VIENNA, Austria -- Tehran expects the UN Security Council to close the file on its nuclear activities once it has answered all questions about its past atomic programs, a senior Iranian envoy said Thursday, in an indirect challenge to the United States.

Ali Asghar Soltanieh, Iran's chief delegate to the International Atomic Energy Agency, also urged Washington to "come out of ... isolation" and recognize that Tehran is cooperating fully with an IAEA probe into its past.

"The policy of the carrot and the stick ... [has] always been counterproductive," he said of a U.S.-led push for new UN sanctions over his country's refusal to give up uranium enrichment.

The Council's three permanent Western members, the United States, France and Britain, back such a push. Russia and China are opposed, leaving the likelihood of new sanctions unclear.

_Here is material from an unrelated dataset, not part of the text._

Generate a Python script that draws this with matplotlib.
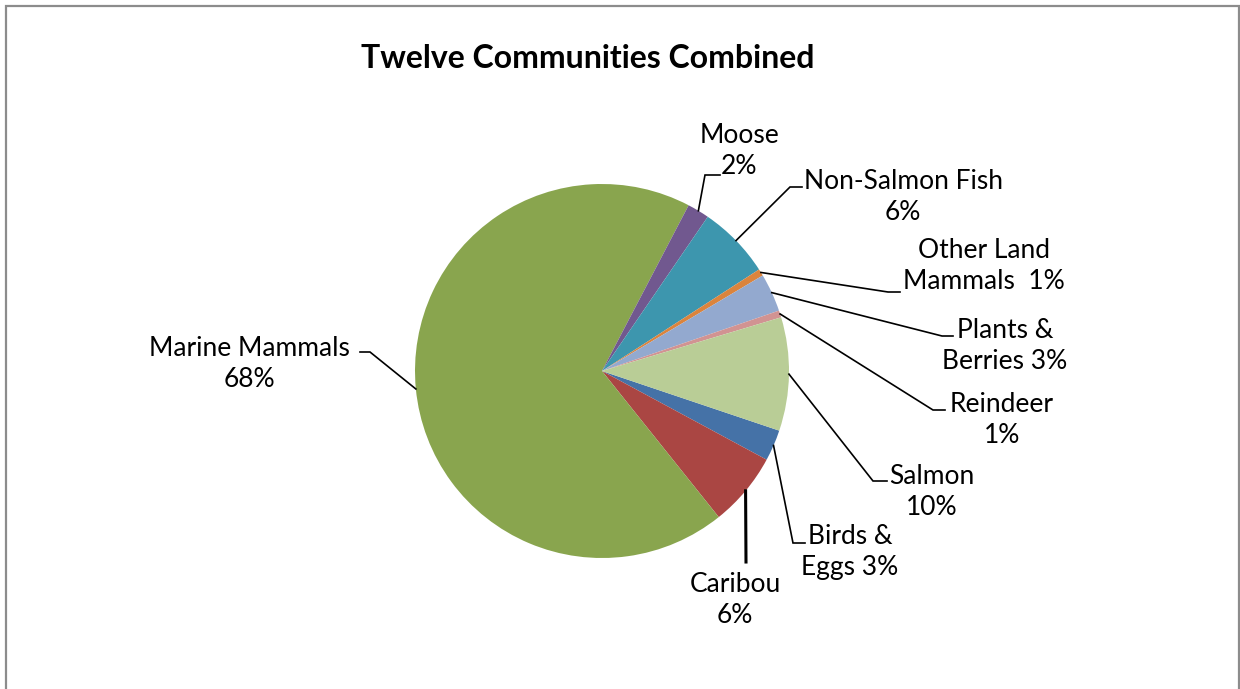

"There is no legal and technological justification" for continued Security Council involvement once the IAEA declares an end to its current probe, Soltanieh said outside a Vienna meeting of the IAEA's 35-nation board. "There's no justification for sanctions."

Inside the meeting, IAEA chief Mohamed ElBaradei told delegates that his agency knows less now about Iran's atomic activities than it did a year ago.

ElBaradei also said his agency still did not know about military applications of what Iran says is a civilian program. However, he praised Iran for providing answers about its nuclear past.